The shooting in Pittsburgh not only breaks my heart, it reawakens the fear. And I scratch my head feeling dumbfounded that there’s so much hate brewing. That other’s fears are so great they feel justified to take innocent lives, without investigating the source of their own pain. It feels absurd to me that beliefs about superiority, especially of certain races, nationalities and religions are becoming more common in the age of the global economy.
The real challenge I face is to NOT fight fear with more fear, but to be more discerning than that. After the 2016 election when my body convulsed with fear I had to keep reminding myself that my family was not in imminent danger. I had to repeat that to myself over and over again while I took deep breaths to calm my nervous system down for over an hour at a time.
And as I laid there I wondered, is this how “they” felt after Obama was elected? Were “they” too shaking with fear, seeing horrible images of their family being attacked in their minds? Did their images of fear feel as real, as visceral as mine?

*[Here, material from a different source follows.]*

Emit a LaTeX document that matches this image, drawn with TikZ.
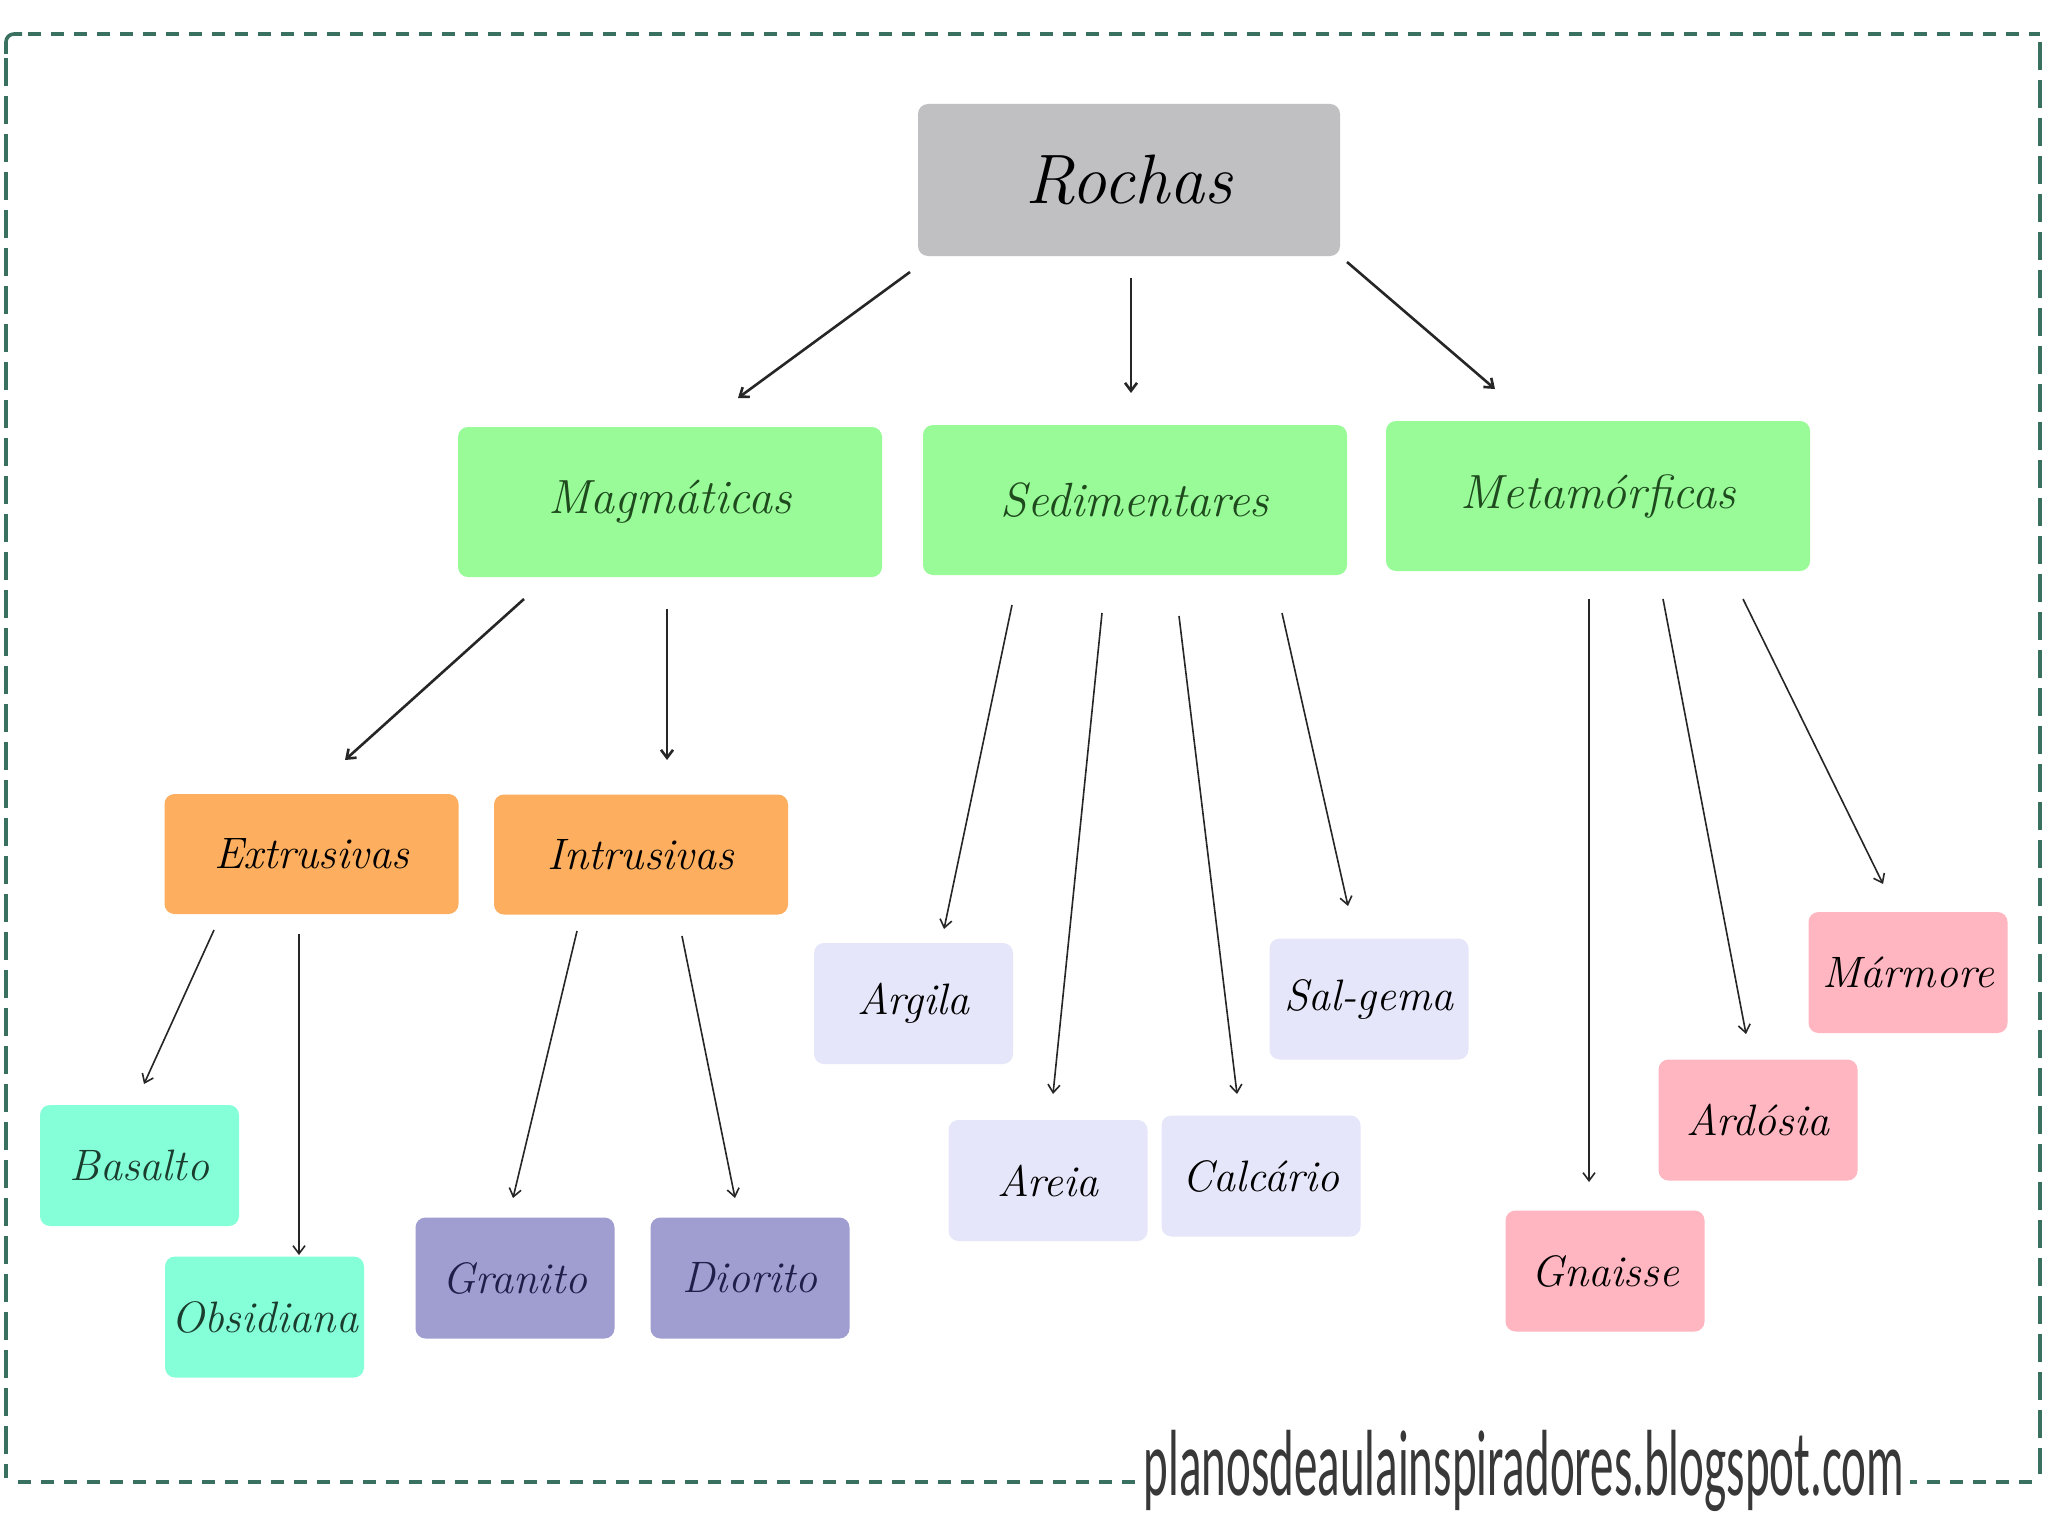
\documentclass[tikz,border=0pt]{standalone}
\usepackage{fontspec}
\newfontfamily\urlfont{Carlito}
\usetikzlibrary{arrows.meta}
\definecolor{cgray}{HTML}{C0BFC2}
\definecolor{cgreen}{HTML}{98FB98}
\definecolor{corange}{HTML}{FDAE5E}
\definecolor{caqua}{HTML}{84FFD8}
\definecolor{cpurple}{HTML}{A09DD1}
\definecolor{clav}{HTML}{E6E6FA}
\definecolor{cpink}{HTML}{FFB6C1}
\definecolor{cborder}{HTML}{3A7060}
\definecolor{tgreen}{HTML}{1E4A1E}
\definecolor{taqua}{HTML}{1B3D2E}
\definecolor{tnavy}{HTML}{1F1F4A}
\tikzset{
  box/.style={rounded corners=5pt, inner sep=0pt, font=\itshape\fontsize{22}{25}\selectfont},
  topbox/.style={box, fill=cgray, minimum width=211pt, minimum height=76pt, font=\itshape\fontsize{35}{38}\selectfont},
  midbox/.style={box, fill=cgreen, text=tgreen, minimum width=212pt, minimum height=75pt, font=\itshape\fontsize{24}{27}\selectfont},
  subbox/.style={box, fill=corange, minimum width=147pt, minimum height=60pt},
  leaf/.style={box, minimum width=99.5pt, minimum height=60.5pt},
  arr/.style={draw=black!85, line width=0.8pt, -{Straight Barb[length=4pt,width=6pt]}},
  bigarr/.style={arr, line width=1.3pt},
  hborder/.style={cborder, line width=2.4pt, dash pattern=on 6.5pt off 5pt},
  vborder/.style={cborder, line width=1.6pt, dash pattern=on 14pt off 5pt},
}
\begin{document}
\begin{tikzpicture}[x=0.5pt,y=-0.5pt]
\useasboundingbox (0,0) rectangle (2048,1536);
\fill[white] (0,0) rectangle (2048,1536);
\coordinate (tl) at (6,34);
\coordinate (tr) at (2040,34);
\coordinate (bl) at (6,1482);
\coordinate (br) at (2040,1482);
\draw[hborder] ([shift={(22,0)}]tl) -- (tr);
\draw[hborder] ([shift={(12,0)}]bl) -- ([shift={(-6,0)}]br);
\draw[vborder] ([shift={(0,24)}]tl) -- ([shift={(0,-4)}]bl);
\draw[vborder] ([shift={(0,8)}]tr) -- ([shift={(0,-8)}]br);
\draw[cborder, line width=1.8pt, rounded corners=4pt] ([shift={(0,20)}]tl) -- (tl) -- ([shift={(16,0)}]tl);

\node[topbox] (rochas) at (1129,180) {Rochas};
\node[midbox] (magm) at (670,502) {Magmáticas};
\node[midbox] (sed) at (1135,500) {Sedimentares};
\node[midbox] (meta) at (1598,496) {Metamórficas};
\node[subbox] (extr) at (311.5,854) {Extrusivas};
\node[subbox] (intr) at (641,854.5) {Intrusivas};
\node[leaf, fill=caqua, text=taqua] (basalto) at (139.5,1165.5) {Basalto};
\node[leaf, fill=caqua, text=taqua] (obsid) at (264.5,1317) {Obsidiana};
\node[leaf, fill=cpurple, text=tnavy] (granito) at (515,1278) {Granito};
\node[leaf, fill=cpurple, text=tnavy] (diorito) at (750,1278) {Diorito};
\node[leaf, fill=clav] (argila) at (913.5,1003.5) {Argila};
\node[leaf, fill=clav] (areia) at (1048,1180.5) {Areia};
\node[leaf, fill=clav] (calc) at (1261,1176) {Calcário};
\node[leaf, fill=clav] (salg) at (1369,999) {Sal-gema};
\node[leaf, fill=cpink] (gnaisse) at (1605,1271) {Gnaisse};
\node[leaf, fill=cpink] (ardosia) at (1758,1120) {Ardósia};
\node[leaf, fill=cpink] (marmore) at (1908,972.5) {Mármore};

\draw[bigarr] ([shift={(-219,92)}]rochas.center) -- ([shift={(68,-104)}]magm.center);
\draw[bigarr] ([shift={(2,98)}]rochas.center) -- ([shift={(-4,-107)}]sed.center);
\draw[bigarr] ([shift={(218,82)}]rochas.center) -- ([shift={(-103,-107)}]meta.center);

\draw[bigarr] ([shift={(-146,97)}]magm.center) -- ([shift={(33.5,-94)}]extr.center);
\draw[bigarr] ([shift={(-3,107)}]magm.center) -- ([shift={(26,-94.5)}]intr.center);

\draw[arr] ([shift={(-97.5,76)}]extr.center) -- ([shift={(4.5,-81.5)}]basalto.center);
\draw[arr] ([shift={(-12.5,80)}]extr.center) -- ([shift={(34.5,-62)}]obsid.center);
\draw[arr] ([shift={(-64,76.5)}]intr.center) -- ([shift={(-2,-80)}]granito.center);
\draw[arr] ([shift={(41,81.5)}]intr.center) -- ([shift={(-15,-80)}]diorito.center);

\draw[arr] ([shift={(-123,105)}]sed.center) -- ([shift={(30.5,-74.5)}]argila.center);
\draw[arr] ([shift={(-33,113)}]sed.center) -- ([shift={(5,-86.5)}]areia.center);
\draw[arr] ([shift={(44,116)}]sed.center) -- ([shift={(-24,-82)}]calc.center);
\draw[arr] ([shift={(147,113)}]sed.center) -- ([shift={(-21,-93)}]salg.center);

\draw[arr] ([shift={(-9,103)}]meta.center) -- ([shift={(-16,-89)}]gnaisse.center);
\draw[arr] ([shift={(65,103)}]meta.center) -- ([shift={(-12,-86)}]ardosia.center);
\draw[arr] ([shift={(145,103)}]meta.center) -- ([shift={(-25,-88.5)}]marmore.center);

\node[fill=white, anchor=base, inner xsep=3pt, inner ysep=2pt, font=\urlfont\fontsize{47}{50}\selectfont, text=black!78] (url) at (1524,1495) {\scalebox{0.5}[1]{planosdeaulainspiradores.blogspot.com}};
\end{tikzpicture}
\end{document}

As I considered that, I felt for the proverbial them. I felt an understanding for the strong, visceral reactions of people that have vehemently opposed our last president. Even though I don’t understand their logic, I can relate to feeling so afraid.
And then I felt sadder.
If only we all knew how to understand our physiological responses. If everyone possessed awareness of their triggers and that their strong fear responses aren’t typically signs of impending danger but indicators of unhealed trauma and pain. To understand that our neurochemical reactions cause each of us weave a story that only captures a sliver of our shared realities. And to allow such moments to be an invitation to step back, open up and explore a deeper understanding of different perspectives before reacting out of fear. If we would all do that (which we innately can), then we could begin to cope, heal, and ultimately co-create a better world together.
And so, I continue walking this path of discernment. Seeking justice, using my voice and living my principles. I will not give into the fear by abandoning my Jewish last name or provoking other’s by calling them names. Nor will I pretend that there isn’t a problem. Perhaps the single most common thread across our divided land is that there is a great pain and a great suffering we are all shouldering. And all I want is simple, to heal it!